2. Any secured creditor(s) including any contingent or prospective creditor(s).
3. The registrar or any person authorized by the Central Government in that
behalf on any ground except on a grounds of interests against India.
4. Central Government in a case where:
5. The business of the LLP has been or is being conducted with an intention to
defraud its creditors, partners or any other person; or
i. Otherwise for a fraudulent or unlawful purpose; or
ii. In a manner oppressive or unfairly prejudicial to some or any its partners;
or
iii. That the LLP was formed for any fraudulent or unlawful purpose; or
iv. That the affairs of the company are not being conducted in accordance with
the provisions of the Limited Liability Partnership Act, 2008.

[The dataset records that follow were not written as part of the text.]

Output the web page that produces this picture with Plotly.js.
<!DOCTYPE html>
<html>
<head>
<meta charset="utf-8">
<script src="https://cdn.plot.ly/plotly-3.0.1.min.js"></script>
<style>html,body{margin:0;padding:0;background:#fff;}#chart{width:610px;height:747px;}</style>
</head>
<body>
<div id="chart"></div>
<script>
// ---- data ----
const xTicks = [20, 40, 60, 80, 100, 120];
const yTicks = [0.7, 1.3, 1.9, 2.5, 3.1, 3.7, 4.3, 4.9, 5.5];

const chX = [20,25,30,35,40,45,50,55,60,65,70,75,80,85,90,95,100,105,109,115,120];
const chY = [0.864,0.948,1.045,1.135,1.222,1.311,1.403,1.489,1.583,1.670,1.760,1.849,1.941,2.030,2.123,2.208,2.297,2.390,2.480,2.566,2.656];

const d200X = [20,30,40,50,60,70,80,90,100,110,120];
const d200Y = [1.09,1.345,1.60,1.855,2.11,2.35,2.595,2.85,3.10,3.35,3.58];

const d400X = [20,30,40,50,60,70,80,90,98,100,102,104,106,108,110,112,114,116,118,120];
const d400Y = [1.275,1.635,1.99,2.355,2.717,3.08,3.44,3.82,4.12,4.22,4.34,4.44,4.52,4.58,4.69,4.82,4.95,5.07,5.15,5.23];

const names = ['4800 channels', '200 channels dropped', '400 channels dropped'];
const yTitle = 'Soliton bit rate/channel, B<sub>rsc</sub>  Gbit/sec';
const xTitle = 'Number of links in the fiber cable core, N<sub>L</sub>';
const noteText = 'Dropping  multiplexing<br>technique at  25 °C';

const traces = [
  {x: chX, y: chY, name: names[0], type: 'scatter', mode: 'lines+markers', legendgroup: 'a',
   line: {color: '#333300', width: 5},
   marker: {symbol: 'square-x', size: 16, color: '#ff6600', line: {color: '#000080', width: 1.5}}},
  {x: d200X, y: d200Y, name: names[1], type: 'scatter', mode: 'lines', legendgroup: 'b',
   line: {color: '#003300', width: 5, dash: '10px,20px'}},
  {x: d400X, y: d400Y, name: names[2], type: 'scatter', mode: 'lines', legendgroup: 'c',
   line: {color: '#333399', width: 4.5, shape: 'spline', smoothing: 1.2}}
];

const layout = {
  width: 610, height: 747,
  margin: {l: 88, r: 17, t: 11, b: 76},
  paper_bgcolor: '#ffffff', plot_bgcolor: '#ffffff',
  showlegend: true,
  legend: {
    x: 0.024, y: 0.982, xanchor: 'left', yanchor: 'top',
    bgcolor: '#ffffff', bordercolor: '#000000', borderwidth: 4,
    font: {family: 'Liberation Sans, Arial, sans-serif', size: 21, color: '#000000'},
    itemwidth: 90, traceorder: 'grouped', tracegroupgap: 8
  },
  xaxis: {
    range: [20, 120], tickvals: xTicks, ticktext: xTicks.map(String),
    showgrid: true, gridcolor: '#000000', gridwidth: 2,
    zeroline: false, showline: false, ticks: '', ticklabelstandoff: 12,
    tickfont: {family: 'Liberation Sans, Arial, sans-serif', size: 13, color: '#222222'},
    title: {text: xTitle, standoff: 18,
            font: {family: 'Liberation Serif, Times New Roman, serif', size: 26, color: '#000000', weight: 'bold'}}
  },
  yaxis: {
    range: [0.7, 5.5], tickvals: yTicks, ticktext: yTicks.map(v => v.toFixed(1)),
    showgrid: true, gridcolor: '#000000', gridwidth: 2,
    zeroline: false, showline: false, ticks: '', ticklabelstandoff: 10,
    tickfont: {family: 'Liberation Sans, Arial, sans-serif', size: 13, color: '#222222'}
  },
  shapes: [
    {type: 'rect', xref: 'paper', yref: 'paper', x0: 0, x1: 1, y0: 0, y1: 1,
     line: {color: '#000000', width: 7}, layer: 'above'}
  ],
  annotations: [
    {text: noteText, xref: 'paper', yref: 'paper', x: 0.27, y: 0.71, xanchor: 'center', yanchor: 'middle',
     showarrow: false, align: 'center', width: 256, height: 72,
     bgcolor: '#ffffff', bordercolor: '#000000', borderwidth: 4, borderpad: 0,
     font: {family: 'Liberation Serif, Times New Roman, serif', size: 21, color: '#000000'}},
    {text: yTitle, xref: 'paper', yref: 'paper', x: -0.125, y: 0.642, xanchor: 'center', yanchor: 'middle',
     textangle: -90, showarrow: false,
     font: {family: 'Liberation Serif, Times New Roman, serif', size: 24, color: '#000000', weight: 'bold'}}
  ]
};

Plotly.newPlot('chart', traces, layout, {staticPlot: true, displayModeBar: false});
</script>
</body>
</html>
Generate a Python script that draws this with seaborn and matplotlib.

6. The Central or the State Governments.
A winding up petition filed by the LLP must submit the following:
1. Winding up petitions to be filed in Form 26 or 27 or 28 as is applicable.
2. A statement of affairs of the LLP on the date of the petition.
3. A resolution passed by 3/4ths of the total number of partners.
Conclusion
At the end we can conclude by saying that closing all LLP is rather a two-way
process, one is when you yourself decided to do it and other when circumstances
make you do it. Anyhow, there are a lot of documents involved which can make
this process a little too much for many to know.